Rob
NAC is an ever evolving topic in its
definition and understanding. For me, NAC remains a curiosity. Our clients
crave deploying it, but remain stymied by its ever evolving nature. NAC today
is about enforcement, policy, and posture. Adding to the mix of these features
is better identity for your users and asset management for your non-computing
network attached end points. This last issue is actually becoming a real sore
point as more IP enabled devices start to show up on your network. IT managers
are brainstorming ways to track, monitor and manage end point devices such as
printers, faxes, IP phones, badge readers, HVAC systems, wireless access
points, etc. Yet most NAC solutions
today don’t adequately extend access control to these non-computing endpoints.
In fact, many just require you create a white-list and allow these devices to
bypass any authentication and access control framework. 

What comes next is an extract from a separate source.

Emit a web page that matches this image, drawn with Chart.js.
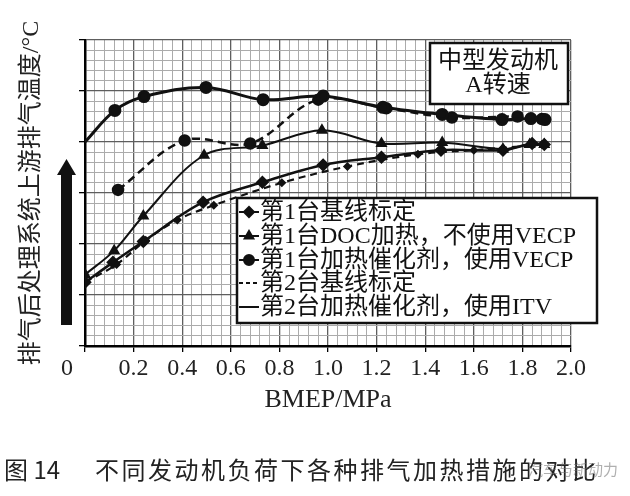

Role based identity management is crucial for
a well rounded NAC solution, but we’d argue no system is complete without asset
tracking and comprehensive endpoint profiling. Enter Great Bay Software, which
is addressing these issues and partnering with infrastructure-based NAC vendors
such as Cisco and Juniper. If you have deployed NAC from any of these vendors —
or even thinking of jumping on NAC bandwagon — then Great Bay Software is an
operational lifesaver. Its Beacon Endpoint Profiler enables discovery of
network attached endpoints and it includes information about the type and
location of the endpoint. As Beacon crawls the network it will actually build a
central repository of non-computing endpoints. This “fingerprinting” claims to
be extremely accurate and will discover, classify, and allow you to extend
policy to all the devices listed above — which can be upwards of 50% of the
IP-enabled nodes on your network!. Moreover, Beacon handles all non-EAP
devices prior to implementing strong authentication, which means a smooth
onramp to port-based security such as 802.1x.

With the
release of Sponsored Guest Access solution, Great Bay Software is also entering
into the guest user access market. Its SGA solution will enable management, monitoring, and configuration of
guest clients, which is a much needed feature for today’s NAC solution. Overall,
Great Bay Software may not be the most glamorous technology, but we think it
will become a de factor standard for successful, large-scale NAC deployments.
Yep, we truly believe it’s that important.